Although we are a good two weeks removed from Groundhog Day, the repetition of our daily grind would seemingly suggest that we are repeating the same day in the life of a pandemic during our so-called “dark winter.”
It’s still winter. It’s still cold (and snowing) outside. And more snow and ice is apparently on the way before the week’s end. One good thing is that the days are now getting just a little bit longer with each passing hour. Still, we won’t spring forward this year until March 14, according to the calendar sitting on my desk.
That means President Joe Biden’s “dark winter” will linger on a little bit longer this year.
I guess that is par for the course with how things have been going lately.
The now almost year-long pandemic has taken a toll on all of us, both physically and mentally.
Virus restrictions, and mask mandates, are still the order of the day, although local virus numbers continue to decrease. Active coronavirus cases in hard-hit Mercer County were down to a new low of 389 on Tuesday. That’s good considering that we had as many as 1,700 active virus cases in Mercer back in January.
I think just about everyone out there is hopeful that this will all be over with later this year.
Of course, it’s basically a race against time to get enough people vaccinated before all of those new virus variants out there gain widespread traction. The so-called United Kingdom mutation is now in nearly two dozen states, and health officials are warning it could become the dominant virus strain by March.

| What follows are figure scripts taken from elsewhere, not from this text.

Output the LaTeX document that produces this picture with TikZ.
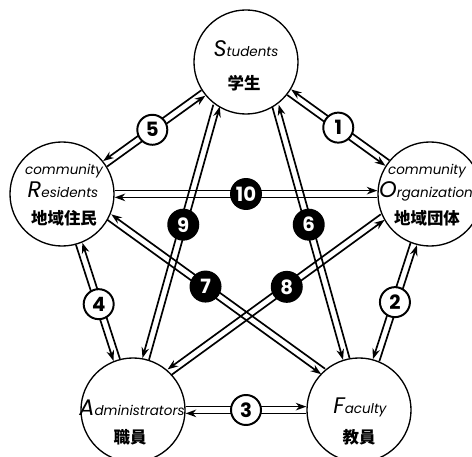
\documentclass[tikz,border=0pt]{standalone}
\usepackage{fontspec}
\setmainfont{Poppins}
\newfontfamily\jpfont{Noto Sans CJK JP}
\usetikzlibrary{calc,arrows.meta}
\newcommand{\gap}{2.4pt}
\newcommand{\initial}[1]{{\fontsize{16}{16}\selectfont #1}}
% two opposite lanes between two border points; #3 = 1 keeps right, -1 keeps left
\newcommand{\lanes}[3]{%
  \pgfmathsetmacro\sideA{-90*#3}\pgfmathsetmacro\sideB{90*#3}
  \draw[lane] ($(#1)!\gap!\sideA:(#2)$) -- ($(#2)!\gap!\sideB:(#1)$);
  \draw[lane] ($(#2)!\gap!\sideA:(#1)$) -- ($(#1)!\gap!\sideB:(#2)$);
}

\begin{document}
\begin{tikzpicture}[x=0.025cm,y=-0.025cm,line width=1.2pt,
  place/.style={circle,draw,line width=0.95pt,minimum size=2.6cm,inner sep=0pt},
  lane/.style={-{Stealth[length=7.5pt,width=5.4pt]},line width=1.2pt},
  tag/.style={circle,draw,line width=1.4pt,minimum size=0.75cm,inner sep=0pt,
    font=\fontsize{14}{14}\selectfont\bfseries},
  open/.style={tag,fill=white},
  dark/.style={tag,fill=black,text=white},
  en/.style={font=\fontsize{9.6}{12}\selectfont\itshape,inner sep=0pt,anchor=base},
  jp/.style={font=\jpfont\bfseries\fontsize{11.7}{12}\selectfont,inner sep=0pt,anchor=base}]
  \useasboundingbox (0,0) rectangle (472,457);

  % the five groups
  \node[place] (S) at (246,62) {};
  \node[place] (R) at (62,194) {};
  \node[place] (O) at (430,194) {};
  \node[place] (A) at (133,410) {};
  \node[place] (F) at (359,410) {};

  \node[en] (S-en) at ($(S)+(0,-5)$) {\initial{S}tudents};
  \node[jp] (S-jp) at ($(S)+(-2,28)$) {学生};
  \node[en] (R-top) at ($(R)+(2,-19)$) {community};
  \node[en] (R-en) at ($(R)+(1,4)$) {\initial{R}esidents};
  \node[jp] (R-jp) at ($(R)+(2,31)$) {地域住民};
  \node[en] (O-top) at ($(O)+(-3,-19)$) {community};
  \node[en] (O-en) at ($(O)+(-4,4)$) {\initial{O}rganization};
  \node[jp] (O-jp) at ($(O)+(-3,31)$) {地域団体};
  \node[en] (A-en) at ($(A)+(-1,5)$) {\initial{A}dministrators};
  \node[jp] (A-jp) at ($(A)+(-3,33)$) {職員};
  \node[en] (F-en) at ($(F)+(1,3)$) {\initial{F}aculty};
  \node[jp] (F-jp) at ($(F)+(0,33)$) {教員};

  % lanes
  \lanes{S.-35.65}{O.144.35}{1}
  \lanes{O.-108.2}{F.71.8}{1}
  \lanes{A.0}{F.180}{-1}
  \lanes{R.-71.8}{A.108.2}{1}
  \lanes{S.-144.35}{R.35.65}{1}
  \lanes{S.-56}{F.104}{1}
  \lanes{R.-26.8}{F.133.4}{1}
  \lanes{O.206.8}{A.46.6}{1}
  \lanes{S.236}{A.76}{1}
  \lanes{R.0}{O.180}{-1}

  % numbers
  \node[open] (t1) at ($(S.-35.65)!0.5!(O.144.35)$) {1};
  \node[open] (t2) at ($(O.-108.2)!0.5!(F.71.8)$) {2};
  \node[open] (t3) at ($(A.0)!0.5!(F.180)$) {3};
  \node[open] (t4) at ($(R.-71.8)!0.52!(A.108.2)$) {4};
  \node[open] (t5) at ($(S.-144.35)!0.52!(R.35.65)$) {5};
  \node[dark] (t6) at ($(S.-56)!0.47!(F.104)$) {6};
  \node[dark] (t7) at ($(R.-26.8)!0.45!(F.133.4)$) {7};
  \node[dark] (t8) at ($(O.206.8)!0.45!(A.46.6)$) {8};
  \node[dark] (t9) at ($(S.236)!0.47!(A.76)$) {9};
  \node[dark] (t10) at ($(R.0)!0.5!(O.180)$) {10};
\end{tikzpicture}
\end{document}
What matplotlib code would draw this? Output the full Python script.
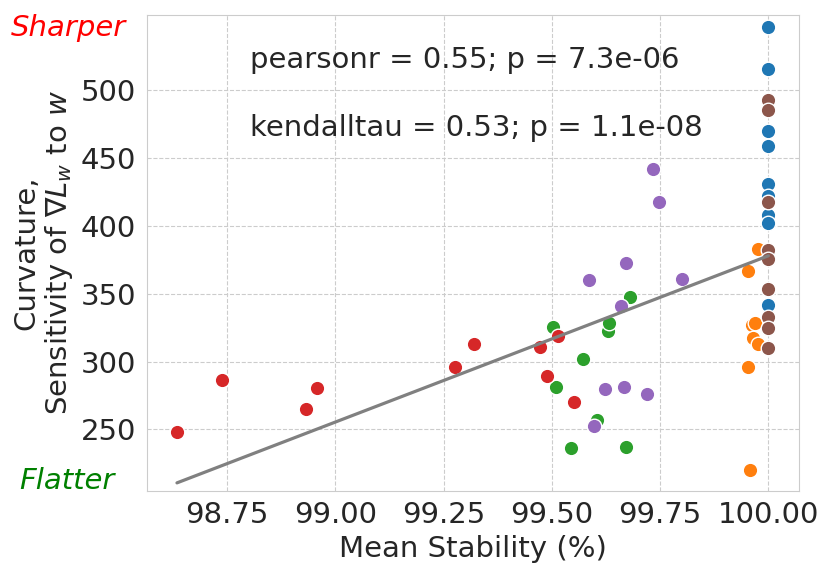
import numpy as np
import matplotlib
matplotlib.use("Agg")
import matplotlib.pyplot as plt
import seaborn as sns

# mean stability (%) and curvature, one pair of lists per run group
red_x = [98.634, 98.738, 98.932, 98.957, 99.275, 99.321, 99.473, 99.488, 99.515, 99.551]
red_y = [248.1, 286.4, 265.0, 280.7, 295.9, 312.7, 310.5, 289.3, 319.0, 270.2]

green_x = [99.502, 99.510, 99.544, 99.572, 99.605, 99.630, 99.632, 99.670, 99.681]
green_y = [325.2, 281.4, 236.5, 302.1, 256.9, 322.7, 328.1, 237.0, 347.3]

purple_x = [99.586, 99.598, 99.623, 99.660, 99.667, 99.670, 99.720, 99.733, 99.748, 99.800]
purple_y = [360.0, 252.5, 279.5, 340.9, 281.4, 372.3, 275.8, 441.5, 417.7, 360.5]

orange_x = [99.976, 99.952, 99.962, 99.970, 99.964, 99.975, 99.954, 99.958]
orange_y = [382.8, 366.8, 326.7, 328.4, 317.3, 313.2, 296.2, 220.0]

brown_x = [100.0] * 9
brown_y = [492.6, 485.2, 417.7, 382.5, 375.3, 353.2, 333.0, 324.4, 310.2]

blue_x = [100.0] * 9
blue_y = [546.5, 515.2, 470.0, 458.7, 430.5, 422.1, 407.9, 401.8, 341.6]

groups = [
    (blue_x, blue_y, "tab:blue"),
    (orange_x, orange_y, "tab:orange"),
    (green_x, green_y, "tab:green"),
    (red_x, red_y, "tab:red"),
    (purple_x, purple_y, "tab:purple"),
    (brown_x, brown_y, "tab:brown"),
]

pearson_txt = "pearsonr = 0.55; p = 7.3e-06"
kendall_txt = "kendalltau = 0.53; p = 1.1e-08"

sns.set_style("whitegrid", {"grid.linestyle": "--"})
plt.rcParams["font.family"] = ["DejaVu Sans"]
fs = 21

fig = plt.figure(figsize=(8.3, 5.75), dpi=100)
ax = fig.add_axes([0.1767, 0.1466, 0.7856, 0.8278])

for gx, gy, c in groups:
    ax.scatter(gx, gy, s=110, color=c, edgecolor="white", linewidth=1, zorder=3)

# least squares line over all points
all_x = np.concatenate([np.array(g[0]) for g in groups])
all_y = np.concatenate([np.array(g[1]) for g in groups])
k, b = np.polyfit(all_x, all_y, 1)
xl = np.array([all_x.min(), all_x.max()])
ax.plot(xl, k * xl + b, color="gray", lw=2.3, zorder=4)

ax.set_xlim(98.564, 100.070)
ax.set_ylim(204.9, 555.4)
ax.set_xticks([98.75, 99.0, 99.25, 99.5, 99.75, 100.0])
ax.set_xticklabels(["98.75", "99.00", "99.25", "99.50", "99.75", "100.00"])
ax.set_yticks([250, 300, 350, 400, 450, 500])
ax.tick_params(labelsize=fs, colors="#262626", pad=4)
ax.set_xlabel("Mean Stability (%)", fontsize=fs, color="#262626")
ax.set_ylabel("Curvature,\nSensitivity of $\\nabla L_w$ to $w$", fontsize=fs,
              color="#262626", linespacing=1.1)

ax.text(0.158, 0.905, pearson_txt, transform=ax.transAxes, fontsize=fs,
        color="#262626", va="center", ha="left")
ax.text(0.158, 0.762, kendall_txt, transform=ax.transAxes, fontsize=fs,
        color="#262626", va="center", ha="left")

fig.text(0.083, 0.951, "Sharper", color="red", style="italic", fontsize=fs,
         ha="center", va="center")
fig.text(0.081, 0.163, "Flatter", color="green", style="italic", fontsize=fs,
         ha="center", va="center")

fig.savefig("out.png", dpi=100)
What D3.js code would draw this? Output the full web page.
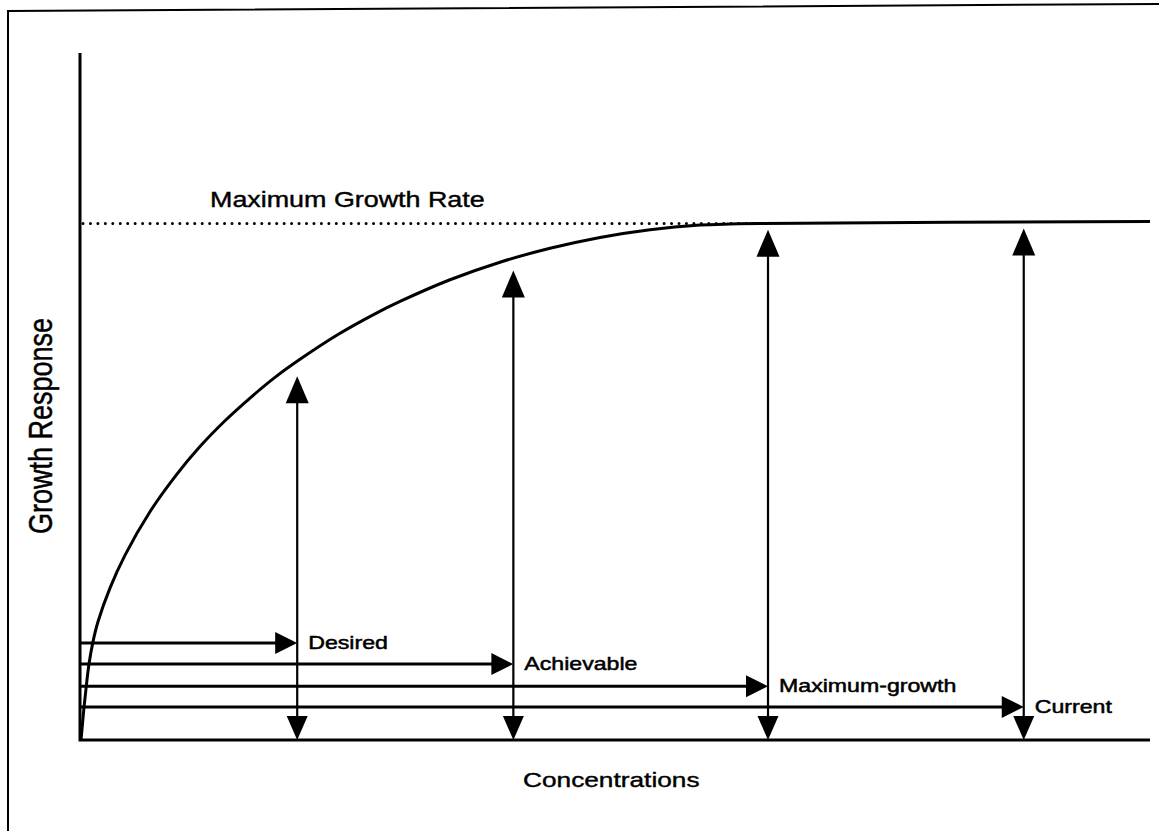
<!DOCTYPE html>
<html>
<head>
<meta charset="utf-8">
<script src="https://cdn.jsdelivr.net/npm/d3@7"></script>
<style>
  html, body { margin: 0; padding: 0; background: #fff; }
  svg { display: block; }
</style>
</head>
<body>
<div id="chart"></div>
<script>
// Response curve (concentration 0-100, response 0-100 = max growth)
const curveConc = [0.09, 0.23, 0.37, 0.56, 0.84, 1.21, 1.68, 2.8, 4.21, 6.54, 8.88, 11.21, 13.55, 15.89, 18.22, 20.56, 24.11, 27.57, 29.91, 34.58, 39.25, 43.93, 48.6, 53.27, 57.94, 60.75, 63.55, 100];
const curveResp = [0, 3.1, 6.2, 9.9, 14.7, 19.0, 22.9, 29.4, 35.8, 44.2, 51.0, 56.8, 61.8, 66.2, 70.2, 73.7, 78.5, 82.5, 84.9, 89.1, 92.5, 95.2, 97.3, 98.8, 99.7, 99.9, 100, 100.4];

// Concentration targets
const targets = ["Desired", "Achievable", "Maximum-growth", "Current"];
const targetConc = [20.3, 40.5, 64.3, 88.2];
const targetLevel = [18.8, 14.7, 10.4, 6.4];   // height of each horizontal arrow
const targetTop = [70.4, 90.9, 98.8, 99.0];     // tip of each vertical arrow

const maxResponse = 100;
const titleMax = "Maximum Growth Rate";
const xTitle = "Concentrations";
const yTitle = "Growth Response";

const width = 1159;
const height = 831;
const stretch = 1.25; // the scan is wider than it is tall

const x = d3.scaleLinear().domain([0, 100]).range([80, 1150]);
const y = d3.scaleLinear().domain([0, 133]).range([740, 53]);

const font = "'Liberation Sans', Arial, Helvetica, sans-serif";

const svg = d3
  .select("#chart")
  .append("svg")
  .attr("width", width)
  .attr("height", height)
  .attr("viewBox", [0, 0, width, height]);

svg.append("rect").attr("width", width).attr("height", height).attr("fill", "#fff");

// frame of the scanned figure
svg
  .append("path")
  .attr("d", "M8,840 L8,11 L1159,4")
  .attr("fill", "none")
  .attr("stroke", "#000")
  .attr("stroke-width", 2);

// axes (plain lines, no ticks)
svg
  .append("path")
  .attr("d", `M${x(0)},${y(133)} L${x(0)},${y(0)} L${x(100)},${y(0)}`)
  .attr("fill", "none")
  .attr("stroke", "#000")
  .attr("stroke-width", 3);

// dotted maximum line
svg
  .append("line")
  .attr("x1", x(0) + 3)
  .attr("x2", x(63.2))
  .attr("y1", y(maxResponse))
  .attr("y2", y(maxResponse))
  .attr("stroke", "#000")
  .attr("stroke-width", 3)
  .attr("stroke-linecap", "round")
  .attr("stroke-dasharray", "0 7.45");

// growth curve
const pts = d3.zip(curveConc, curveResp);
const line = d3
  .line()
  .x((d) => x(d[0]))
  .y((d) => y(d[1]))
  .curve(d3.curveCatmullRom.alpha(0.5));

svg
  .append("path")
  .datum(pts)
  .attr("d", line)
  .attr("fill", "none")
  .attr("stroke", "#000")
  .attr("stroke-width", 3);

// arrow heads
function head(tx, ty, dir, len, half) {
  if (dir === "right") return `M${tx},${ty} L${tx - len},${ty - half} L${tx - len},${ty + half} Z`;
  if (dir === "down") return `M${tx},${ty} L${tx - half},${ty - len} L${tx + half},${ty - len} Z`;
  return `M${tx},${ty} L${tx - half},${ty + len} L${tx + half},${ty + len} Z`;
}

const g = svg.append("g");
targets.forEach((name, i) => {
  const cx = x(targetConc[i]);
  const ly = y(targetLevel[i]);
  const top = y(targetTop[i]);
  const bottom = y(0);

  // horizontal arrow from the axis to the target
  g.append("line")
    .attr("x1", x(0))
    .attr("x2", cx - 10)
    .attr("y1", ly)
    .attr("y2", ly)
    .attr("stroke", "#000")
    .attr("stroke-width", 3);
  g.append("path").attr("d", head(cx, ly, "right", 22, 11)).attr("fill", "#000");

  // vertical double arrow
  g.append("line")
    .attr("x1", cx)
    .attr("x2", cx)
    .attr("y1", top + 10)
    .attr("y2", bottom - 10)
    .attr("stroke", "#000")
    .attr("stroke-width", 2.2);
  g.append("path").attr("d", head(cx, top, "up", 27, 11.5)).attr("fill", "#000");
  g.append("path").attr("d", head(cx, bottom, "down", 24, 10.5)).attr("fill", "#000");

  g.append("text")
    .attr("transform", `translate(${cx + 11},${ly + 6}) scale(${stretch},1)`)
    .attr("font-family", font)
    .attr("font-size", 18.5)
    .attr("stroke", "#000")
    .attr("stroke-width", 0.5)
    .text(name);
});

// titles
svg
  .append("text")
  .attr("transform", `translate(210,207) scale(${stretch},1)`)
  .attr("font-family", font)
  .attr("font-size", 21.5)
  .attr("stroke", "#000")
  .attr("stroke-width", 0.4)
  .text(titleMax);

svg
  .append("text")
  .attr("transform", `translate(523,787) scale(${stretch},1)`)
  .attr("font-family", font)
  .attr("font-size", 21)
  .attr("stroke", "#000")
  .attr("stroke-width", 0.4)
  .text(xTitle);

svg
  .append("text")
  .attr("transform", `translate(52,426) scale(${stretch},1) rotate(-90)`)
  .attr("font-family", font)
  .attr("font-size", 27)
  .attr("text-anchor", "middle")
  .attr("stroke", "#000")
  .attr("stroke-width", 0.4)
  .text(yTitle);
</script>
</body>
</html>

So far, no new virus variants have been reported in the deep south coalfield counties. Let’s hope it stays that way.
If so, maybe things will actually get back to normal this spring. Yes, I can see it now. Fairs and festivals and packed stadiums at Bowen Field and Hunnicutt stadium. Maybe even hugs and handshakes by June. And shopping without masks by July?
Hey, it’s OK to dream, isn’t it?
But for now, it’s another cold February morning. Both Valentine’s Day and President’s Day are now in the rear-view mirror, and winter is approaching its final stretch. Still, another potential storm is looming over the region. A winter storm watch for snow, ice, sleet and freezing rain is now in effect for our entire two-state region.
I don’t know about you, but I’m tired of all of the snow. I’m ready for tulips, chirping birds and abundant sunshine.
In year’s past, the cold winter months would at least be a time for quality television. Not anymore, of course. Television is still a wasteland of repeats and reality shows with nothing new that is really worthy of watching. Oh, and just about any new show that you can find on television is more about preaching politics than entertaining.
Movie theaters are still, more or less, closed. Although I did see some cars parked outside of the local theater this past weekend. Apparently they are playing movies again.
Maybe there will be a high-profile movie to see on the big screen later this year.
But for now, it’s still February. It is still cold outside. And I’m still writing about COVID.
Oh, and it is likely that I will be shoveling snow once again later this week.
I’ve already lost track of how many mornings I’ve spent shoveling snow so far this winter.
At one point, I was starting to think that someone important lived near me. Because for a while — at least for a few weeks back in December and January — the snow plow driver actually made an appearance each morning along our secondary road. But like all good things that didn’t last for long.
Now another potential winter storm is looming. I can’t say I’m surprised.
Better days are ahead, I keep telling myself. And spring, too.
That’s got to count for something — as long as Biden doesn’t start calling it the “dark spring.”